**WORK TO BE COMPLETED**
Retype only the lines below from the one with "Clone this diagram in TikZ." to the one with "(0,0) rectangle (1053,547);", inclusive, skipping every image.

**MATERIAL SHOWN**
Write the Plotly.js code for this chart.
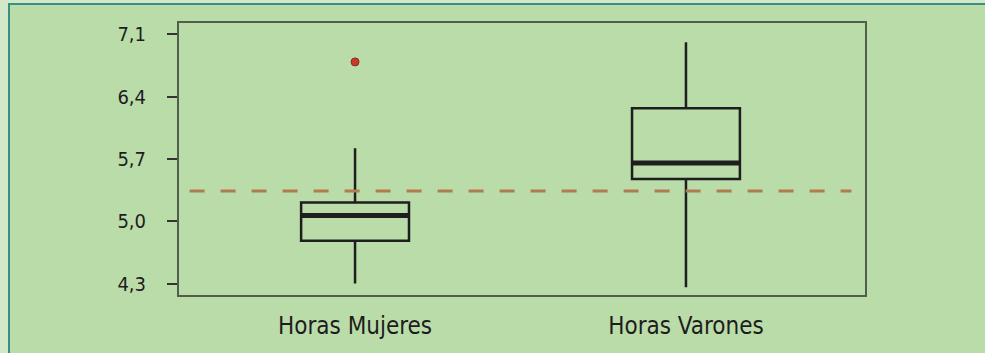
<!DOCTYPE html>
<html>
<head>
<meta charset="utf-8">
<script src="https://cdn.plot.ly/plotly-3.0.1.min.js"></script>
<style>
  html, body { margin: 0; padding: 0; background: #d2e8c8; width: 985px; height: 353px; overflow: hidden; }
  #frame {
    position: absolute; left: 8px; top: 3px;
    width: 975px; height: 348px;
    border-left: 2px solid #3a8f85; border-top: 2px solid #3a8f85;
    background: #b9dca9;
  }
</style>
</head>
<body>
<div id="frame"><div id="chart"></div></div>
<script>
// box positions and labels
var positions = [0, 1];
var categories = ['Horas Mujeres', 'Horas Varones'];

// precomputed box statistics
var lowerFence = [4.30, 4.26];
var q1 = [4.78, 5.475];
var median = [5.065, 5.655];
var q3 = [5.21, 6.27];
var upperFence = [5.82, 7.01];

// outlier points
var outlierX = [0];
var outlierY = [6.79];

// dashed reference level
var refX = [-0.5, 1.5];
var refLevel = 5.34;

// y axis ticks
var yTickVals = [4.3, 5.0, 5.7, 6.4, 7.1];
var yTickText = ['4,3', '5,0', '5,7', '6,4', '7,1'];

var boxWidth = 0.326;
var ink = '#1e1e1e';
var font = '"DejaVu Sans Condensed", "Liberation Sans Narrow", sans-serif';

var boxes = {
  type: 'box',
  x: positions,
  q1: q1,
  median: median,
  q3: q3,
  lowerfence: lowerFence,
  upperfence: upperFence,
  width: boxWidth,
  whiskerwidth: 0,
  boxpoints: false,
  fillcolor: 'rgba(0,0,0,0)',
  line: { color: ink, width: 2.5 },
  hoverinfo: 'skip'
};

// heavier median bars drawn on top of the boxes
var medX = [], medY = [];
for (var i = 0; i < positions.length; i++) {
  medX.push(positions[i] - boxWidth / 2, positions[i] + boxWidth / 2, null);
  medY.push(median[i], median[i], null);
}
var medians = {
  type: 'scatter',
  mode: 'lines',
  x: medX,
  y: medY,
  line: { color: ink, width: 5 },
  hoverinfo: 'skip'
};

var reference = {
  type: 'scatter',
  mode: 'lines',
  x: refX,
  y: [refLevel, refLevel],
  line: { color: '#b07d50', width: 3, dash: '15px,16px' },
  hoverinfo: 'skip'
};

var outliers = {
  type: 'scatter',
  mode: 'markers',
  x: outlierX,
  y: outlierY,
  marker: { color: '#c63b2a', size: 8, line: { color: '#8e2a1c', width: 1 } },
  hoverinfo: 'skip'
};

var layout = {
  width: 975,
  height: 348,
  margin: { l: 169, r: 120, t: 18, b: 58 },
  paper_bgcolor: 'rgba(0,0,0,0)',
  plot_bgcolor: 'rgba(0,0,0,0)',
  showlegend: false,
  font: { family: font, color: '#1f1c1d' },
  xaxis: {
    range: [-0.532, 1.541],
    tickvals: positions,
    ticktext: categories,
    tickfont: { size: 24, family: font },
    ticks: '',
    ticklabelstandoff: 8,
    showgrid: false,
    zeroline: false,
    showline: true,
    mirror: true,
    linecolor: '#4f5f4a',
    linewidth: 2
  },
  yaxis: {
    range: [4.172, 7.227],
    tickvals: yTickVals,
    ticktext: yTickText,
    tickfont: { size: 20, family: font },
    ticks: 'outside',
    ticklen: 10,
    tickwidth: 2,
    tickcolor: '#333333',
    ticklabelstandoff: 17,
    showgrid: false,
    zeroline: false,
    showline: true,
    mirror: true,
    linecolor: '#4f5f4a',
    linewidth: 2
  }
};

Plotly.newPlot('chart', [reference, boxes, medians, outliers], layout, { staticPlot: true });
</script>
</body>
</html>
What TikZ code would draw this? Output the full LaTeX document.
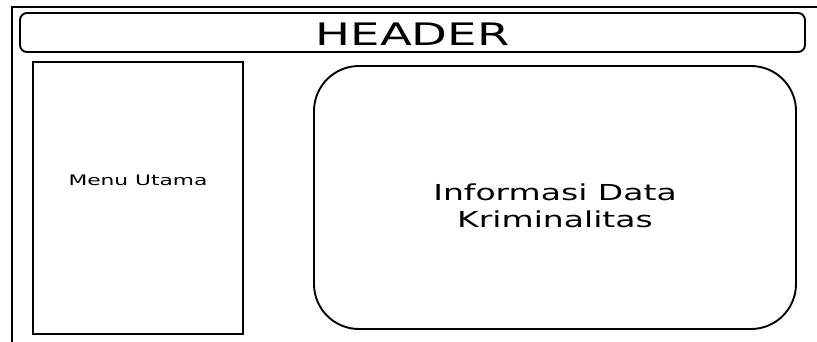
\documentclass[tikz,border=0pt]{standalone}
\usepackage{fontspec}
\setmainfont{DejaVu Sans}
\newfontfamily\widefont[FakeStretch=1.5]{DejaVu Sans}
\usetikzlibrary{positioning}

\begin{document}
\begin{tikzpicture}[x=1pt,y=-1pt,
    box/.style={draw,line width=1.9pt,inner sep=0pt,align=center}]

    \useasboundingbox (0,0) rectangle (817,341);
    % page frame, cut off at right and bottom
    \draw [line width=2.2pt] (12,345) -- (12,7) -- (822,7);

    \node [box,rounded corners=7pt,minimum width=785pt,minimum height=39pt,text height=25.5pt,
      font=\widefont\fontsize{31}{36}\selectfont] (header) at (412.5,32.5) {HEADER};
    \node [box,minimum width=210pt,minimum height=272pt] (menu) at (138,198) {};
    \node [font=\widefont\fontsize{14.5}{17}\selectfont] (menutext) at ([yshift=18pt]menu.center) {Menu Utama};
    \node [box,rounded corners=45pt,minimum width=482pt,minimum height=263pt] (info) at (555,197.5) {};
    \node [align=center,font=\widefont\fontsize{22}{26.5}\selectfont] (infotext)
      at ([yshift=-8.5pt]info.center) {Informasi Data\\Kriminalitas};
\end{tikzpicture}
\end{document}
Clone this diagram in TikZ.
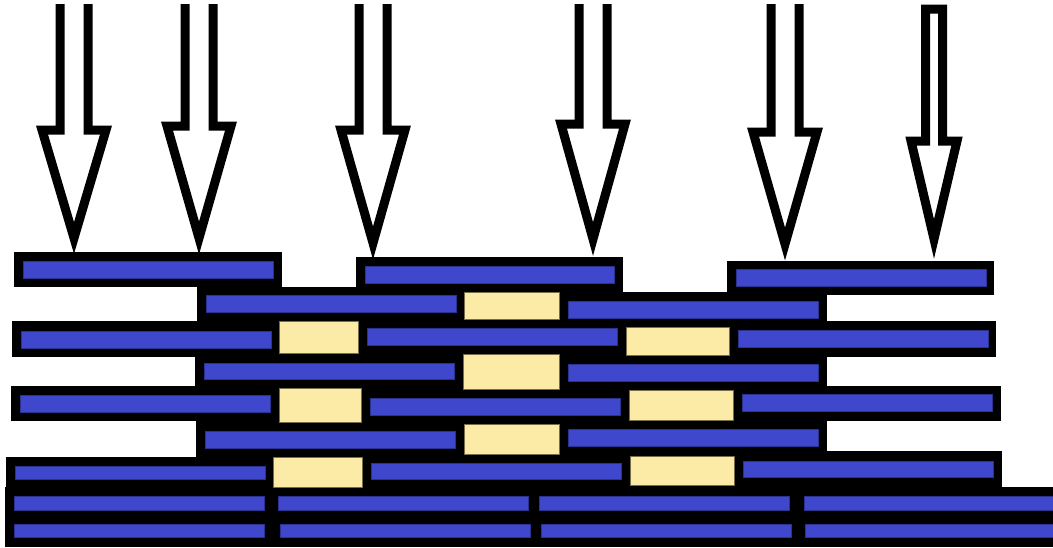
\documentclass[tikz,border=0pt]{standalone}
\usepackage{tikz}
\definecolor{barblue}{RGB}{63,72,204}
\definecolor{padyellow}{RGB}{252,235,166}
\definecolor{padedge}{RGB}{120,110,70}

\begin{document}
\begin{tikzpicture}[
  x=0.75pt, y=-0.75pt,
  frame/.style={fill=black},
  bar/.style={fill=barblue, draw=barblue!70!black, line width=0.3pt},
  pad/.style={fill=padyellow, draw=padedge, line width=0.4pt},
  hollow/.style={draw=black, line width=6.75pt, fill=white, line join=miter}
]
  \useasboundingbox (0,0) rectangle (1053,547);

  % black layers
  \fill[frame] (14,252) rectangle (282,287);
  \fill[frame] (356,257) rectangle (623,292);
  \fill[frame] (727,261) rectangle (994,295);
  \fill[frame] (197,287) rectangle (623,321);
  \fill[frame] (623,292) rectangle (827,321);
  \fill[frame] (12,321) rectangle (996,357);
  \fill[frame] (195,357) rectangle (827,386);
  \fill[frame] (11,386) rectangle (1001,421);
  \fill[frame] (196,421) rectangle (827,457);
  \fill[frame] (827,451) rectangle (1002,457);
  \fill[frame] (6,457) rectangle (1002,487);
  \fill[frame] (5,487) rectangle (1053,547);

  % blue bars
  \foreach \xa/\ya/\xb/\yb in {
      23/261/273/278, 365/266/614/283, 736/269/986/286,
      206/295/456/312, 568/301/818/318,
      21/331/271/348, 367/328/617/345, 738/330/988/347,
      204/363/454/379, 568/364/818/381,
      20/395/270/412, 370/398/620/415, 742/394/992/411,
      205/431/455/448, 568/429/818/446,
      15/466/265/479, 371/463/621/479, 743/461/993/477,
      14/496/264/510, 278/496/528/510, 539/496/789/510, 804/496/1053/510,
      14/524/264/537, 280/524/530/537, 541/524/791/537, 805/524/1053/537}
    \draw[bar] (\xa,\ya) rectangle (\xb,\yb);

  % yellow spacers
  \foreach \xa/\ya/\xb/\yb in {
      464/292/559/319,
      279/321/358/353, 626/327/729/355,
      463/354/559/389,
      279/388/361/422, 629/390/733/420,
      464/424/559/454,
      273/457/362/487, 630/456/734/485}
    \draw[pad] (\xa,\ya) rectangle (\xb,\yb);

  % incoming arrows
  \foreach \cx/\sy/\ty in {74/130/238, 199/126/238, 373/130/243, 593/124/239, 785/132/244}
    \draw[hollow] ({\cx-14},4) -- ({\cx-14},\sy) -- ({\cx-32},\sy) -- (\cx,\ty)
      -- ({\cx+32},\sy) -- ({\cx+14},\sy) -- ({\cx+14},4);
  \draw[hollow] (925.5,9) -- (925.5,141) -- (911,141) -- (934,239)
    -- (957,141) -- (942.5,141) -- (942.5,9) -- cycle;
\end{tikzpicture}
\end{document}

**REPLY**
Clone this diagram in TikZ.
\documentclass[tikz,border=0pt]{standalone}
\usepackage{tikz}
\definecolor{barblue}{RGB}{63,72,204}
\definecolor{padyellow}{RGB}{252,235,166}
\definecolor{padedge}{RGB}{120,110,70}

\begin{document}
\begin{tikzpicture}[
  x=0.75pt, y=-0.75pt,
  frame/.style={fill=black},
  bar/.style={fill=barblue, draw=barblue!70!black, line width=0.3pt},
  pad/.style={fill=padyellow, draw=padedge, line width=0.4pt},
  hollow/.style={draw=black, line width=6.75pt, fill=white, line join=miter}
]
  \useasboundingbox (0,0) rectangle (1053,547);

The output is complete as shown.